══ Data section

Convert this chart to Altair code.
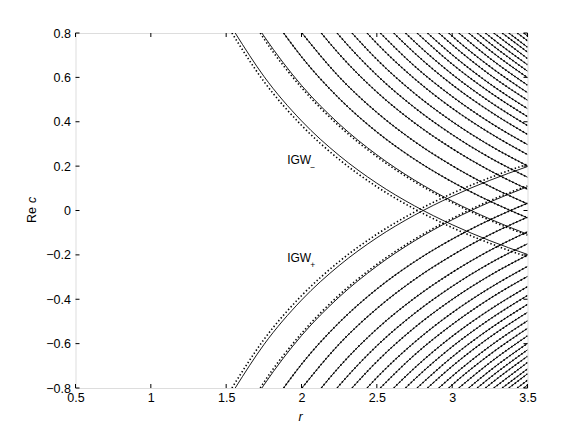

════
══ Data section

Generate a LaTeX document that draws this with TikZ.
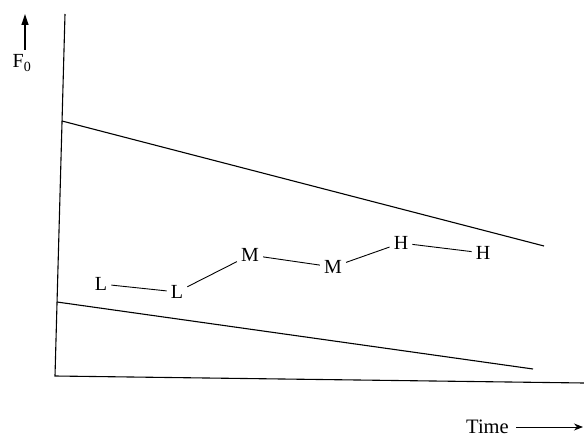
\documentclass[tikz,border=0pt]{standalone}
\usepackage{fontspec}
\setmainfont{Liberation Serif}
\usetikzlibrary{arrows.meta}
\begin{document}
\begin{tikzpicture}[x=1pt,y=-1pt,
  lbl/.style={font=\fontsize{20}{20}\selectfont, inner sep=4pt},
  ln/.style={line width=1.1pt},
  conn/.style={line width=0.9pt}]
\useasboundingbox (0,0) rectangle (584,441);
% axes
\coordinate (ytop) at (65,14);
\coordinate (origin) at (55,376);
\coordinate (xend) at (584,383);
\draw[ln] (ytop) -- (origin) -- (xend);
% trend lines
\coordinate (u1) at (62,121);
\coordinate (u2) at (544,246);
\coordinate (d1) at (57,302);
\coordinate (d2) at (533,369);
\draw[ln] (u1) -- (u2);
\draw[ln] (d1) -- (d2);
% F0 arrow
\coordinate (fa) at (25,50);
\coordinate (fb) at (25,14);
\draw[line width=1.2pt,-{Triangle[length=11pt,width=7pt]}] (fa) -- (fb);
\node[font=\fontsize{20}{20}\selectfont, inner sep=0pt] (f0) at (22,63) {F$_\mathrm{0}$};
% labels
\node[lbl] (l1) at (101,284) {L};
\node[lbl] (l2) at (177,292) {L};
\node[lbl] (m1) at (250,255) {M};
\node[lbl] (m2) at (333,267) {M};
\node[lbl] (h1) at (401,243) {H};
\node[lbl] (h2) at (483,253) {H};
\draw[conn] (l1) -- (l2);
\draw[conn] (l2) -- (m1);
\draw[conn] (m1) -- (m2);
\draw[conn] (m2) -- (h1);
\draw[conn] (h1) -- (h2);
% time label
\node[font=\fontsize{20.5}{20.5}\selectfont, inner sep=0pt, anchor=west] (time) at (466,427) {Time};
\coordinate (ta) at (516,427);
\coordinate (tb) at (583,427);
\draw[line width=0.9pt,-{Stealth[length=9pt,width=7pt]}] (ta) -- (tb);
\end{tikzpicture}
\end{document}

════

Which lines contain the word "this"? Return each of them.

## Written reply
Convert this chart to Altair code.
Generate a LaTeX document that draws this with TikZ.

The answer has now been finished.